> Given information:
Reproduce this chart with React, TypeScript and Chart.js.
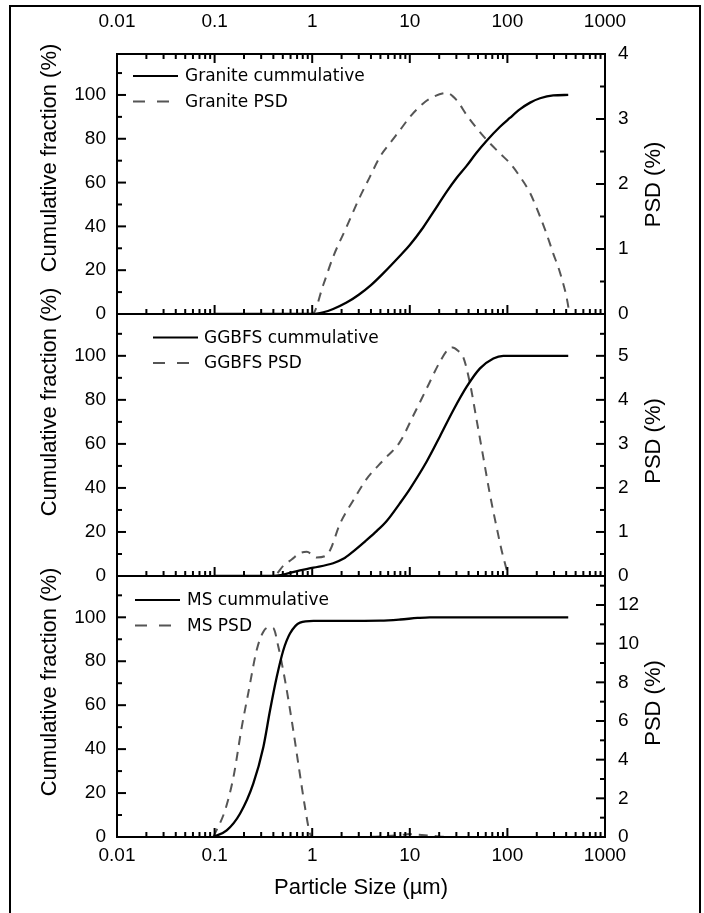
import React, { useEffect, useRef } from 'react';
import { Chart, registerables } from 'chart.js';

Chart.register(...registerables);

// ---------------- data ----------------
const xTickValues = [0.01, 0.1, 1, 10, 100, 1000];
const xTickLabels = ['0.01', '0.1', '1', '10', '100', '1000'];

const graniteCumSize = [0.1, 1, 1.3, 1.64, 2.25, 3, 4, 5.4, 7.9, 10, 13.7, 17.4, 24, 30, 38, 48, 61, 84, 106, 135, 171, 216, 295, 420];
const graniteCum = [0, 0, 0.8, 2.3, 5.2, 8.8, 13.2, 18.8, 26.5, 31.5, 39.5, 46.5, 56, 62, 67.5, 73.5, 79, 85.5, 89.5, 93.5, 96.5, 98.5, 99.8, 100];
const granitePsdSize = [0.1, 1, 1.3, 1.64, 2.25, 2.97, 3.9, 4.95, 6.27, 7.94, 10, 13.7, 17.4, 23.9, 30.2, 38.3, 48.4, 61.3, 84, 106, 135, 171, 216, 251, 295, 347, 421, 430];
const granitePsd = [0, 0, 0.45, 0.88, 1.34, 1.75, 2.11, 2.42, 2.63, 2.83, 3.03, 3.24, 3.34, 3.4, 3.29, 3.06, 2.86, 2.68, 2.47, 2.32, 2.11, 1.86, 1.5, 1.24, 0.93, 0.63, 0.11, 0];

const ggbfsCumSize = [0.1, 0.4, 0.75, 1.03, 1.64, 2.08, 2.6, 3.6, 4.6, 5.8, 7.9, 10, 14.9, 20.4, 27.9, 38.3, 52.4, 71.8, 90.8, 150, 420];
const ggbfsCum = [0, 0, 2.6, 3.8, 5.8, 7.8, 11, 16.3, 20.5, 25, 33, 39.5, 52, 63.5, 75.3, 86, 94.3, 98.8, 100, 100, 100];
const ggbfsPsdSize = [0.1, 0.4, 0.51, 0.62, 0.75, 0.88, 1.11, 1.35, 1.52, 1.93, 2.64, 3.6, 5.36, 7.9, 10.9, 14.9, 20.4, 24.8, 27.5, 31, 35.3, 41.4, 48.4, 56.6, 66, 77.5, 90.8, 106, 200, 421];
const ggbfsPsd = [0, 0, 0.24, 0.38, 0.52, 0.55, 0.42, 0.45, 0.58, 1.19, 1.72, 2.2, 2.63, 3.04, 3.65, 4.26, 4.87, 5.15, 5.19, 5.12, 4.97, 4.37, 3.54, 2.7, 1.87, 1.11, 0.43, 0, 0, 0];

const msCumSize = [0.097, 0.133, 0.182, 0.249, 0.316, 0.37, 0.433, 0.506, 0.592, 0.75, 1.03, 2, 5, 8, 12, 16, 30, 420];
const msCum = [0, 3, 10.6, 24.3, 41, 57.7, 72.8, 85, 92.6, 97.6, 98.4, 98.4, 98.5, 99, 99.7, 100, 100, 100];
const msPsdSize = [0.097, 0.128, 0.156, 0.19, 0.221, 0.27, 0.316, 0.36, 0.4, 0.45, 0.526, 0.616, 0.72, 0.843, 0.948, 1.0, 3, 8, 10, 12, 18, 25, 421];
const msPsd = [0, 1.38, 3.1, 5.7, 7.43, 9.67, 10.62, 10.85, 10.8, 9.84, 8.12, 6.05, 3.8, 1.55, 0.18, 0, 0, 0.1, 0.15, 0.12, 0.05, 0, 0];

const leftAxisTitle = 'Cumulative fraction (%)';
const rightAxisTitle = 'PSD (%)';
const xAxisTitle = 'Particle Size (µm)';

// ---------------- layout ----------------
const W = 704;
const H = 913;
const PLOT_LEFT = 117;
const PLOT_RIGHT = 605;
const Y_AXIS_W = 60;
const X_AXIS_H = 40;
const MAJOR = 9;
const MINOR = 5;
const TICK_FONT = { family: 'Liberation Sans', size: 19 };

const panels = [
  {
    cumLabel: 'Granite cummulative', psdLabel: 'Granite PSD',
    cumX: graniteCumSize, cumY: graniteCum, psdX: granitePsdSize, psdY: granitePsd,
    top: 54, bottom: 314, xPos: 'top', xLabels: true, topTicks: true,
    leftMax: 118.7, psdMax: 4, psdStep: 1,
    leftTitleY: 158, rightTitleY: 184.5, xTitleY: 0,
    legendX: 16, legendTextX: 68, legendY: 22,
  },
  {
    cumLabel: 'GGBFS cummulative', psdLabel: 'GGBFS PSD',
    cumX: ggbfsCumSize, cumY: ggbfsCum, psdX: ggbfsPsdSize, psdY: ggbfsPsd,
    top: 314, bottom: 576, xPos: 'bottom', xLabels: false, topTicks: false,
    leftMax: 119, psdMax: 5.95, psdStep: 1,
    leftTitleY: 402, rightTitleY: 441, xTitleY: 0,
    legendX: 36, legendTextX: 87, legendY: 23.5,
  },
  {
    cumLabel: 'MS cummulative', psdLabel: 'MS PSD',
    cumX: msCumSize, cumY: msCum, psdX: msPsdSize, psdY: msPsd,
    top: 576, bottom: 837, xPos: 'bottom', xLabels: true, topTicks: false,
    leftMax: 118.8, psdMax: 13.5, psdStep: 2,
    leftTitleY: 682, rightTitleY: 703, xTitleY: 888,
    legendX: 18, legendTextX: 70, legendY: 24,
  },
];

const decorPlugin = {
  id: 'decor',
  afterDraw(chart: any, _args: any, o: any) {
    const { ctx, chartArea: a } = chart;
    const xs = chart.scales.x;
    const yl = chart.scales.y;
    const yr = chart.scales.y2;
    const seg = (x1: number, y1: number, x2: number, y2: number) => {
      ctx.beginPath();
      ctx.moveTo(x1, y1);
      ctx.lineTo(x2, y2);
      ctx.stroke();
    };
    ctx.save();
    ctx.strokeStyle = '#000';
    ctx.lineWidth = 2;
    ctx.lineCap = 'butt';
    // x ticks (inward)
    for (let e = -2; e <= 3; e++) {
      for (let m = 1; m <= 9; m++) {
        const v = m * Math.pow(10, e);
        if (v > 1000.0001) continue;
        const px = xs.getPixelForValue(v);
        const len = m === 1 ? MAJOR : MINOR;
        seg(px, a.bottom, px, a.bottom - len);
        if (o.topTicks) seg(px, a.top, px, a.top + len);
      }
    }
    // left ticks
    yl.ticks.forEach((t: any) => {
      const py = yl.getPixelForValue(t.value);
      seg(a.left, py, a.left + MAJOR, py);
    });
    for (let v = 10; v < yl.max; v += 20) {
      const py = yl.getPixelForValue(v);
      seg(a.left, py, a.left + MINOR, py);
    }
    // right ticks
    yr.ticks.forEach((t: any) => {
      const py = yr.getPixelForValue(t.value);
      seg(a.right, py, a.right - MAJOR, py);
    });
    for (let v = o.psdStep / 2; v < yr.max; v += o.psdStep) {
      const py = yr.getPixelForValue(v);
      seg(a.right, py, a.right - MINOR, py);
    }
    // frame
    ctx.strokeRect(a.left, a.top, a.right - a.left, a.bottom - a.top);

    // titles
    ctx.fillStyle = '#000';
    ctx.font = '22px "Liberation Sans"';
    ctx.textAlign = 'center';
    ctx.textBaseline = 'middle';
    ctx.save();
    ctx.translate(50, o.leftTitleY);
    ctx.rotate(-Math.PI / 2);
    ctx.fillText(leftAxisTitle, 0, 0);
    ctx.restore();
    ctx.save();
    ctx.translate(653.5, o.rightTitleY);
    ctx.rotate(-Math.PI / 2);
    ctx.fillText(rightAxisTitle, 0, 0);
    ctx.restore();
    if (o.xTitleY) ctx.fillText(xAxisTitle, (a.left + a.right) / 2, o.xTitleY);

    // legend
    ctx.font = '17px "DejaVu Sans"';
    ctx.textAlign = 'left';
    chart.data.datasets.forEach((ds: any, i: number) => {
      const y = a.top + o.legendY + i * 25.5;
      ctx.strokeStyle = ds.borderColor;
      ctx.lineWidth = 2;
      ctx.setLineDash(ds.borderDash && ds.borderDash.length ? [12, 12] : []);
      seg(a.left + o.legendX, y, a.left + o.legendX + 45, y);
      ctx.setLineDash([]);
      ctx.fillStyle = '#000';
      ctx.fillText(ds.label, a.left + o.legendTextX, y + 1);
    });
    ctx.restore();
  },
};

function buildConfig(p: any): any {
  const xBoxH = p.xPos === 'top' ? p.top : X_AXIS_H;
  const topPad = p.xPos === 'top' ? 0 : p.top;
  const bottomPad = p.xPos === 'top' ? H - p.bottom : H - p.bottom - X_AXIS_H;
  return {
    type: 'line',
    data: {
      datasets: [
        {
          label: p.cumLabel,
          data: p.cumX.map((x: number, i: number) => ({ x, y: p.cumY[i] })),
          yAxisID: 'y',
          borderColor: '#000',
          borderWidth: 2.3,
          pointRadius: 0,
          cubicInterpolationMode: 'monotone',
          fill: false,
        },
        {
          label: p.psdLabel,
          data: p.psdX.map((x: number, i: number) => ({ x, y: p.psdY[i] })),
          yAxisID: 'y2',
          borderColor: '#555555',
          borderWidth: 2,
          borderDash: [9, 7],
          pointRadius: 0,
          cubicInterpolationMode: 'monotone',
          fill: false,
        },
      ],
    },
    options: {
      responsive: false,
      animation: false,
      devicePixelRatio: 1,
      events: [],
      layout: {
        padding: { left: PLOT_LEFT - Y_AXIS_W, right: W - PLOT_RIGHT - Y_AXIS_W, top: topPad, bottom: bottomPad },
      },
      plugins: {
        legend: { display: false },
        tooltip: { enabled: false },
        decor: { topTicks: p.topTicks, psdStep: p.psdStep, leftTitleY: p.leftTitleY, rightTitleY: p.rightTitleY, xTitleY: p.xTitleY, legendX: p.legendX, legendTextX: p.legendTextX, legendY: p.legendY },
      },
      scales: {
        x: {
          type: 'logarithmic',
          position: p.xPos,
          min: 0.01,
          max: 1000,
          grid: { display: false, drawTicks: false },
          border: { display: false },
          afterBuildTicks: (s: any) => { s.ticks = xTickValues.map((v) => ({ value: v, major: true })); },
          afterFit: (s: any) => { s.height = xBoxH; },
          ticks: {
            display: p.xLabels,
            autoSkip: false,
            maxRotation: 0,
            minRotation: 0,
            color: '#000',
            font: TICK_FONT,
            padding: p.xPos === 'top' ? 21 : 7,
            callback: (_v: any, i: number) => xTickLabels[i],
          },
        },
        y: {
          type: 'linear',
          position: 'left',
          min: 0,
          max: p.leftMax,
          grid: { display: false, drawTicks: false },
          border: { display: false },
          afterFit: (s: any) => { s.width = Y_AXIS_W; },
          ticks: { stepSize: 20, includeBounds: false, color: '#000', font: TICK_FONT, padding: 11 },
        },
        y2: {
          type: 'linear',
          position: 'right',
          min: 0,
          max: p.psdMax,
          grid: { display: false, drawTicks: false },
          border: { display: false },
          afterFit: (s: any) => { s.width = Y_AXIS_W; },
          ticks: { stepSize: p.psdStep, includeBounds: false, color: '#000', font: TICK_FONT, padding: 13 },
        },
      },
    },
    plugins: [decorPlugin],
  };
}

export default function App() {
  const r0 = useRef<HTMLCanvasElement>(null);
  const r1 = useRef<HTMLCanvasElement>(null);
  const r2 = useRef<HTMLCanvasElement>(null);
  const refs = [r0, r1, r2];

  useEffect(() => {
    const charts = panels.map((p, i) => new Chart(refs[i].current as HTMLCanvasElement, buildConfig(p)));
    return () => charts.forEach((c) => c.destroy());
  }, []);

  return (
    <div style={{ position: 'fixed', left: 0, top: 0, width: W, height: H, overflow: 'hidden', background: '#fff' }}>
      <div
        style={{
          position: 'absolute', left: 9, top: 5, width: 692, height: 930,
          border: '2px solid #000', boxSizing: 'border-box',
        }}
      />
      {refs.map((r, i) => (
        <canvas
          key={i}
          ref={r}
          width={W}
          height={H}
          style={{ position: 'absolute', left: 0, top: 0, width: W, height: H }}
        />
      ))}
    </div>
  );
}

> Directive: Copy nothing but the lines from the first one in the listing through the line with "Chart.register(...registerables);", and omit the pictures.

> Task response:
Reproduce this chart with React, TypeScript and Chart.js.
import React, { useEffect, useRef } from 'react';
import { Chart, registerables } from 'chart.js';

Chart.register(...registerables);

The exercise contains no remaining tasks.